Many folks nowadays suppose they're doing God quite a favor by paying him some attention every now and then. When they show up for worship on Sunday morning and, for good measure, toss a dollar or two into the offering plate, they rather expect that God, marionette-like, ought to come through with his smiling approval and hearty applause. After all, it is they, so they think, who have taken the first steps to initiate the rendezvous. It is they who have graciously carved out time for him and invited him into their presence for an hour of human-Divine encounter.

But the Bible declares otherwise. In his Word God declares that it is he, the Almighty Maker of heaven and earth, who welcomes his creatures into his presence and invites them to worship him. Given who God is and who humans are by comparison, the invitation he extends is heart-stoppingly grand.

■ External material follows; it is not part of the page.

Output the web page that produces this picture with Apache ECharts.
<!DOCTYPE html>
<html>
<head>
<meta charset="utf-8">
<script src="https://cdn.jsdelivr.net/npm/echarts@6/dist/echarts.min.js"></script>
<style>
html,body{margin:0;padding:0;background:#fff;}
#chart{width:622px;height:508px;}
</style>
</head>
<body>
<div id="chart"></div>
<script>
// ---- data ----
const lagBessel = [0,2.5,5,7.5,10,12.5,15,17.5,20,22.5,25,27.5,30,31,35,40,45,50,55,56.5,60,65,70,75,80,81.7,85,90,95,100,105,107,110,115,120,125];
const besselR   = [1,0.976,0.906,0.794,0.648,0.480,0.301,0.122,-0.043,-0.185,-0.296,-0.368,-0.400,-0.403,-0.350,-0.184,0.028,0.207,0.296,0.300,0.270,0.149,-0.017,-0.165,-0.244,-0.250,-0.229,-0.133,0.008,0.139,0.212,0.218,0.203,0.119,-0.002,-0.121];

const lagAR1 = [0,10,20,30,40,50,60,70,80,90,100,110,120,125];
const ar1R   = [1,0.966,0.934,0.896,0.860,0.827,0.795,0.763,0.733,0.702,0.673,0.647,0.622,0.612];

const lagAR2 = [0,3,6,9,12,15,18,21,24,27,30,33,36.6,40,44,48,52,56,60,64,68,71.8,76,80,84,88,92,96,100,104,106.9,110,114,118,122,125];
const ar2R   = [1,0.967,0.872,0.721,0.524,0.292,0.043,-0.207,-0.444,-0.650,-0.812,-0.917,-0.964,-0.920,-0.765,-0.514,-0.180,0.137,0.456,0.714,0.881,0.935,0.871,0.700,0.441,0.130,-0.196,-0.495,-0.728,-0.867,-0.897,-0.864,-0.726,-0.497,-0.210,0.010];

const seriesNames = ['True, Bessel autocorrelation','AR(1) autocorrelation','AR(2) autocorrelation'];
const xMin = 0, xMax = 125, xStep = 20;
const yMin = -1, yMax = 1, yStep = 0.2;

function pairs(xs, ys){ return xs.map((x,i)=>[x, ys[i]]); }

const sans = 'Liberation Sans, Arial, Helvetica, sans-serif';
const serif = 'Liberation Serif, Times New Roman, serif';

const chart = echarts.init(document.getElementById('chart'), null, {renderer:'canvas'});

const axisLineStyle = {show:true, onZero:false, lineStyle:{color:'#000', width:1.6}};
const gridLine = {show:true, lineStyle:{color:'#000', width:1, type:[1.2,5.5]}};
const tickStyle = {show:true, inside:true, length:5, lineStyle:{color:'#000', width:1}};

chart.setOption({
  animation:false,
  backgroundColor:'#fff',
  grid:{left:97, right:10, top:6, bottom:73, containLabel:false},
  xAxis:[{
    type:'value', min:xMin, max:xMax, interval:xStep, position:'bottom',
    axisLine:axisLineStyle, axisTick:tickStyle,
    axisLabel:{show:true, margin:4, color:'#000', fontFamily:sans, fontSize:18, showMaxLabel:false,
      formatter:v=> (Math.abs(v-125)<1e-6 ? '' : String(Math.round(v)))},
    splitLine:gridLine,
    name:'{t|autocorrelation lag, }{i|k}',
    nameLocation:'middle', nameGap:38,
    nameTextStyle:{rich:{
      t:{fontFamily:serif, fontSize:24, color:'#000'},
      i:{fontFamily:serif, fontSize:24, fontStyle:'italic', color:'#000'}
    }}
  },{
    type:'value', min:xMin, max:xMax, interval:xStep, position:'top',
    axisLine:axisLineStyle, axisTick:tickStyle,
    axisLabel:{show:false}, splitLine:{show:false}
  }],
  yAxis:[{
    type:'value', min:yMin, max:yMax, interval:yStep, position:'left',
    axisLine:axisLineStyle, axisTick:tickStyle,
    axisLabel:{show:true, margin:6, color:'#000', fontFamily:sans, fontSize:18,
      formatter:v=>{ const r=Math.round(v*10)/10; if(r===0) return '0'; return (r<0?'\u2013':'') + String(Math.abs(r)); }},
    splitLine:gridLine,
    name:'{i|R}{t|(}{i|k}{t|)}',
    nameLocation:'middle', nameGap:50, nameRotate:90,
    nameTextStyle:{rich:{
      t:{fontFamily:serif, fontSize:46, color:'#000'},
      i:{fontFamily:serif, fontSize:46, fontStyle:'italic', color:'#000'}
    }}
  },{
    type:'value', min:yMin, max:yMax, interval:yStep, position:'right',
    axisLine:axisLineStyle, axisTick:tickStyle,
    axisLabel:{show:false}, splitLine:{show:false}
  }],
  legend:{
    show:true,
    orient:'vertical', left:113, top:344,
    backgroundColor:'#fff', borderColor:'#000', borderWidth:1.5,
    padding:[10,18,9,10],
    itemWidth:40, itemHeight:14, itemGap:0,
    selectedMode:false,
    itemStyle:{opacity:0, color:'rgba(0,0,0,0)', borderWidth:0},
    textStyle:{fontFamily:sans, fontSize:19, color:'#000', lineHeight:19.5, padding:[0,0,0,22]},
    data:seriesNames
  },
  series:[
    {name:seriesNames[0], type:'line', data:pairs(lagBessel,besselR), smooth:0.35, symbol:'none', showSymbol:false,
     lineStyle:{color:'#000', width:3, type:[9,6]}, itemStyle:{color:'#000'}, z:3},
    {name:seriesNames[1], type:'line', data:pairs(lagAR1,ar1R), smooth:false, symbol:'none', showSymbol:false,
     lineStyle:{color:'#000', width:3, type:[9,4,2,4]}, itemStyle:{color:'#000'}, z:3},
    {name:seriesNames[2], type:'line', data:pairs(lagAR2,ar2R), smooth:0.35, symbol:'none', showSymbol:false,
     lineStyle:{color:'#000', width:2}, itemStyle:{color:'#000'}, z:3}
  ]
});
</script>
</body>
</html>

Imagine that your morning's mail contained an elegant envelope with the return address "The White House." You opened it—very carefully—and discovered an invitation:

President Barack Obama
is pleased to invite you to be one of his conversation guests

on

September 1, 2010, at 2:30 p.m. in the Oval Office.
A formal dinner will follow in the White House Dining Room.

How would receiving such an auspicious invitation make you feel? If you're like me, you'd be delirious with excitement. Everything routine would become utterly unimportant. And when—at long last—you made your way to the White House and military sentries escorted you through its labyrinth of corridors and into the presence of the President of the United States of America, your tongue would be three inches thick and your knees would be like water.

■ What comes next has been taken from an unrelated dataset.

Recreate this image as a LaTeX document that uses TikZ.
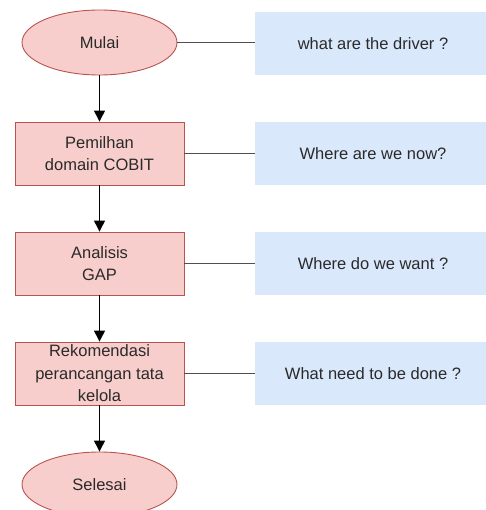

Such an imaginary meeting is but a faint—extremely faint—shadow of what actually happens in church on Sunday morning. There the Sovereign Lord deigns to welcome his people and bids them bring their worship.

How can human beings ever enter God's presence except "By Invitation Only"? And how can they properly tune their hearts to sing his praise, except that they first have heard his eager, beckoning welcome: "Enter his gates with thanksgiving"? Then—only then—can worthy and right worship be offered to him.

Which is why I, for one, appreciate a worship service that begins with more than a polite "Good morning" from the lips of the worship leader. How good to hear her say to me, speaking on God's behalf: "O come, let us worship and bow down; let us kneel before the Lord our Maker, for he is our God." Such words put me in my place again. They remind me that though I'm small and undeserving, my Maker and Redeemer really wants me there.

O, the immense favor God shows us by showing up for church before we do.

And by welcoming us when we arrive to worship him together.

Prayer

This is the day the Lord hath made; He calls the hours his own.
Let heav'n rejoice, let earth be glad, and praise surround the throne.
Hosanna in the highest strains the Church on earth can raise;
The highest heav'ns, in which He reigns, shall give him nobler praise.